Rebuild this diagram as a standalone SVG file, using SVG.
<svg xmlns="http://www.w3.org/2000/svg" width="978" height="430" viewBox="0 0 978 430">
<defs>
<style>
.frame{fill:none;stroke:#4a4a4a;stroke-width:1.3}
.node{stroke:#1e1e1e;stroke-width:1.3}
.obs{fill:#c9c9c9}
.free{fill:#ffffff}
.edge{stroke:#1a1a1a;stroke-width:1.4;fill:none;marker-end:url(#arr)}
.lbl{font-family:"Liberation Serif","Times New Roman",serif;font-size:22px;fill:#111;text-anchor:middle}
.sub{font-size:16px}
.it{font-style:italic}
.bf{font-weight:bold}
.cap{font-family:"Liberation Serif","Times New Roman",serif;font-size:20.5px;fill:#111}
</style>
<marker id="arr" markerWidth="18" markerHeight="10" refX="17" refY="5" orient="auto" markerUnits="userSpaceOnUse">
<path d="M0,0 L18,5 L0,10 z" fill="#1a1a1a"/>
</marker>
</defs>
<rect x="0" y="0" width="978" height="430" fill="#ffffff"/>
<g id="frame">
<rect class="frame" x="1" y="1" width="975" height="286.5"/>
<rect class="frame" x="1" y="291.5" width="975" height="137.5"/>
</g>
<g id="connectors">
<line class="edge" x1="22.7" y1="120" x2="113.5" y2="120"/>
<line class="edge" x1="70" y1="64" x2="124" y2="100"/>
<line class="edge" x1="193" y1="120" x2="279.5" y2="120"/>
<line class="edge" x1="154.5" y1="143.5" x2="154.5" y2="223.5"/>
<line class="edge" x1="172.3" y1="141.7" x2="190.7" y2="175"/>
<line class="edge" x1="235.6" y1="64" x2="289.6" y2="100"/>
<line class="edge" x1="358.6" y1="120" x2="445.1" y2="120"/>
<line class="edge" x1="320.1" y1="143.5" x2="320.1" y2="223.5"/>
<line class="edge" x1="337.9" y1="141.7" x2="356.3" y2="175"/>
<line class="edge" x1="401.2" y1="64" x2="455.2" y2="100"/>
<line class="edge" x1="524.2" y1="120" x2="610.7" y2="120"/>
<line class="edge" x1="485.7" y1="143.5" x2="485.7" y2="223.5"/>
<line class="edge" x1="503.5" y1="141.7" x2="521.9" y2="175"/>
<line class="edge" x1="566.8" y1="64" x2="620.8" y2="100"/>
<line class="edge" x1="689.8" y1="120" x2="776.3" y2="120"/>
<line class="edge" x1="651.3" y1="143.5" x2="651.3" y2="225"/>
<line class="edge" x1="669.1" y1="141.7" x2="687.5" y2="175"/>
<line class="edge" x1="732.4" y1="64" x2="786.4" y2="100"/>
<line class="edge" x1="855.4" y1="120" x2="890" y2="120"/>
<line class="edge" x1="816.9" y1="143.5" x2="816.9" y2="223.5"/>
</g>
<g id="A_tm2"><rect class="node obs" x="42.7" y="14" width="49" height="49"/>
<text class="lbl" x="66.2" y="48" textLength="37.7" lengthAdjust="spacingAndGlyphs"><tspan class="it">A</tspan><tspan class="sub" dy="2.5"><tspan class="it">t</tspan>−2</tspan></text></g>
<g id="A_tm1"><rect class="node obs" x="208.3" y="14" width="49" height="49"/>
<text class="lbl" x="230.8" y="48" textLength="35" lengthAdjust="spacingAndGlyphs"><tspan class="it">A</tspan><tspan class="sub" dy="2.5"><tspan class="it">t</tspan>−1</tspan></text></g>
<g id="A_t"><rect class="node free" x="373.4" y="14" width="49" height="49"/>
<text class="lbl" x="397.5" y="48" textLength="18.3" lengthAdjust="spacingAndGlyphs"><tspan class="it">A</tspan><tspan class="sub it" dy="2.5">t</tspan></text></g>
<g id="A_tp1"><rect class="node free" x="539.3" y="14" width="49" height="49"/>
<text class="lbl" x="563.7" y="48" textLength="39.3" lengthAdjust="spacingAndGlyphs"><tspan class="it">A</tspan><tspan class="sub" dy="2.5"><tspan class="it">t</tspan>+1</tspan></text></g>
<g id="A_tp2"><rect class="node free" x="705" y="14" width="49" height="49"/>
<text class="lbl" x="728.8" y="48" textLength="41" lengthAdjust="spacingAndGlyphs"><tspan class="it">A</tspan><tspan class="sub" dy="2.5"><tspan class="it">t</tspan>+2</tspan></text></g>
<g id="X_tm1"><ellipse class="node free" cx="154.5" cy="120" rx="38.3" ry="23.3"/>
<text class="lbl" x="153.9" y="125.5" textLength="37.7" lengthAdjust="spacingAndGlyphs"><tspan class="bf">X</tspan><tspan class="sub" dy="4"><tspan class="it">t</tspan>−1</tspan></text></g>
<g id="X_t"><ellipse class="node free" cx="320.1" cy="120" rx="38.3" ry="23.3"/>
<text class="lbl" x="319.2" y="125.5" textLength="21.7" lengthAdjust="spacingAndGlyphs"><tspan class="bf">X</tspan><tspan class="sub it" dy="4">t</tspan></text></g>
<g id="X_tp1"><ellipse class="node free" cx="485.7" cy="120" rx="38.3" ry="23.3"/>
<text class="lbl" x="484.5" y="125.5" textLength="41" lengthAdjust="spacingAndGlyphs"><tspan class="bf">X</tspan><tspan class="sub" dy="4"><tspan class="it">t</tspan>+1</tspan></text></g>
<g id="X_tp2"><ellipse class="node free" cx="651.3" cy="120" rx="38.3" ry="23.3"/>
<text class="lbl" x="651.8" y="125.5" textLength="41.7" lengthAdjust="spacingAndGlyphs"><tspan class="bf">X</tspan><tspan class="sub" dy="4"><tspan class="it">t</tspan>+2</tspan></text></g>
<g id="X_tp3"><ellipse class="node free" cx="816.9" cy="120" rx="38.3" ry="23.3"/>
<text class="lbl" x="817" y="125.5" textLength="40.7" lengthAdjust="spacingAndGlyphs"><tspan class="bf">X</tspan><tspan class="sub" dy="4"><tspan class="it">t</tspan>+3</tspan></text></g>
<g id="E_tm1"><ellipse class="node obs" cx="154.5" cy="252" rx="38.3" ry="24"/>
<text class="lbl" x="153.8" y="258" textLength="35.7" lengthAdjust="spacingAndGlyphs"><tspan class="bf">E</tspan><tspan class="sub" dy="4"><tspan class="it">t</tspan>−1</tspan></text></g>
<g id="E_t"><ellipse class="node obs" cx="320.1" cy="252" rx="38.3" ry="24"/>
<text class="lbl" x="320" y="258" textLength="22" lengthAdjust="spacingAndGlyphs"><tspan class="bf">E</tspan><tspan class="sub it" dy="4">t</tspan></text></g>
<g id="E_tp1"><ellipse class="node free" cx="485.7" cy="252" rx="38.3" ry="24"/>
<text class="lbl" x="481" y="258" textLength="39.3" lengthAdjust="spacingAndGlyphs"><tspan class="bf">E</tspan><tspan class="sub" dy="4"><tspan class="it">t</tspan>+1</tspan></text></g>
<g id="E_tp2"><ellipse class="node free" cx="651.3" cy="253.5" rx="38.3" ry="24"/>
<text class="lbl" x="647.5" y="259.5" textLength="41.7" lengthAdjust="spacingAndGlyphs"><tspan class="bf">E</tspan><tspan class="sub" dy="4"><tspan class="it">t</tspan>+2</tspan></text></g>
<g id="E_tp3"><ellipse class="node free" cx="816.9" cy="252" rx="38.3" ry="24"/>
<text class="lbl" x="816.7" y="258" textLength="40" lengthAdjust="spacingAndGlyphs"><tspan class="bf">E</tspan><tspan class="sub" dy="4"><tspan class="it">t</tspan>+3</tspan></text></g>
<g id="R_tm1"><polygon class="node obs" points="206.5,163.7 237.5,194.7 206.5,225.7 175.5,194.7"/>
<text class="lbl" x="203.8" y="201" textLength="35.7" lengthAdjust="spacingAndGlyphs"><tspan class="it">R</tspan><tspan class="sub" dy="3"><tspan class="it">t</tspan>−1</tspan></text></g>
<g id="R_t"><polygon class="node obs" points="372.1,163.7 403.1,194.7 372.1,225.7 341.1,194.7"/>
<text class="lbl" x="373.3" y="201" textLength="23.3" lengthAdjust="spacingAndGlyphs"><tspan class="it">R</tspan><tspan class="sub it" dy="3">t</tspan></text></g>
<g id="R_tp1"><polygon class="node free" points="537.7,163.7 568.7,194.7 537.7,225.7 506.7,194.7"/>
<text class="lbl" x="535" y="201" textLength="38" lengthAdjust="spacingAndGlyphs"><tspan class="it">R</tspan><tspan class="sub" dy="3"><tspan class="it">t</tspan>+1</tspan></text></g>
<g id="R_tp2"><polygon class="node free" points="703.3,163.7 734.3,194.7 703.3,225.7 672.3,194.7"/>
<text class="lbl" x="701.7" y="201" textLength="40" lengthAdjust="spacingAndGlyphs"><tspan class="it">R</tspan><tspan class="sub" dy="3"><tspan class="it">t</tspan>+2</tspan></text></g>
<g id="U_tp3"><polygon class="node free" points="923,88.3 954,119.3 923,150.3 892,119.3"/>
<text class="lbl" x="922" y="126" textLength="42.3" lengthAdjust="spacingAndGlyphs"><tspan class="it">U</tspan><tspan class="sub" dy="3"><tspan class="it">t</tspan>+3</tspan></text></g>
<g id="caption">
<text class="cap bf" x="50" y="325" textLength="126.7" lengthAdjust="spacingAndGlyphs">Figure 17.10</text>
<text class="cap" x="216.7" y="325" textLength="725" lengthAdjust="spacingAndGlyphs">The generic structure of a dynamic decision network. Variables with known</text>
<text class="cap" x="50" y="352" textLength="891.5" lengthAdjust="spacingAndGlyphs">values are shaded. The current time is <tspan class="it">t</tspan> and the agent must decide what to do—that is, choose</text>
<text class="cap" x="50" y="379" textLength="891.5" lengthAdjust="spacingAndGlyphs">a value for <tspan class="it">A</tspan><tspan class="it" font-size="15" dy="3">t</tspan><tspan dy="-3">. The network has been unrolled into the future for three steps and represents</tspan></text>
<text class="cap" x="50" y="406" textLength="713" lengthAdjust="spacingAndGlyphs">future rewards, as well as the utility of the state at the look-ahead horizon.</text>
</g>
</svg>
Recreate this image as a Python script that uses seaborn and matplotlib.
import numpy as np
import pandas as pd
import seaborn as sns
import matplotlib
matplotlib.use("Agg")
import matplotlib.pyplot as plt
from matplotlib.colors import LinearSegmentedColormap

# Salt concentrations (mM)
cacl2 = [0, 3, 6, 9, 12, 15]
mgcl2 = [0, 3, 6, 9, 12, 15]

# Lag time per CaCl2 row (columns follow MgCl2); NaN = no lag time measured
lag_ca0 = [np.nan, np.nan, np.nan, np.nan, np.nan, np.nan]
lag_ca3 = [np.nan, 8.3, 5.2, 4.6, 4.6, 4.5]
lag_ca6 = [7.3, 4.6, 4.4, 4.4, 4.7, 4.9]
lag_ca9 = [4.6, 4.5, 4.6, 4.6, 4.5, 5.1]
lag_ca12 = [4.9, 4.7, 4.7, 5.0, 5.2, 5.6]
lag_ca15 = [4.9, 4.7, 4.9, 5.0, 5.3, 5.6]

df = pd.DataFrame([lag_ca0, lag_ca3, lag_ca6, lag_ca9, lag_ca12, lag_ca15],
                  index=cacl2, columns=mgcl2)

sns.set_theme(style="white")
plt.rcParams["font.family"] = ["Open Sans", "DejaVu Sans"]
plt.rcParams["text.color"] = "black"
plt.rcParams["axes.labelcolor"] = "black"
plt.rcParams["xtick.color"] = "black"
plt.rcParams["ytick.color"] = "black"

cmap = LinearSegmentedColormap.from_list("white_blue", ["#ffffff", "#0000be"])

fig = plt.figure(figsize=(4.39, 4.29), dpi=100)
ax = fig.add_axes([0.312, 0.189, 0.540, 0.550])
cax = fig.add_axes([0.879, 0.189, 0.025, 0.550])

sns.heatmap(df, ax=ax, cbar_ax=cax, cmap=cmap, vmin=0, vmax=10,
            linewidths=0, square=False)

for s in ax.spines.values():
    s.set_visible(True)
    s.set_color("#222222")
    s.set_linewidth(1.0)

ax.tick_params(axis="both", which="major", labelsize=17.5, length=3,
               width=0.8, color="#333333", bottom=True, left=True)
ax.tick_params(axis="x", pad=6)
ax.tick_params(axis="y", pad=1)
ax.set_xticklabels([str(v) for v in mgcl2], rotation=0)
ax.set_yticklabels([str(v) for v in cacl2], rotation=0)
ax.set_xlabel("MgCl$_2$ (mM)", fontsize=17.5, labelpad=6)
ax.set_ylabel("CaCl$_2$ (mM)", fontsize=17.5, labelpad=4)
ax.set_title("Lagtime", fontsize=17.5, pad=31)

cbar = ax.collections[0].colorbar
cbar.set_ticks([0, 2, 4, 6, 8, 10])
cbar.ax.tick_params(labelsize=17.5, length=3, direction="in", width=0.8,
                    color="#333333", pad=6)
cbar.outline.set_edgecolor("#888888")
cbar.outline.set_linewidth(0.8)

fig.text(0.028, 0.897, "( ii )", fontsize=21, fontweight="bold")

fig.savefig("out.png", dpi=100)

Problem to solve: Gather all lines from the records above in which "matplotlib" appears.

The result:
Recreate this image as a Python script that uses seaborn and matplotlib.
import matplotlib
matplotlib.use("Agg")
import matplotlib.pyplot as plt
from matplotlib.colors import LinearSegmentedColormap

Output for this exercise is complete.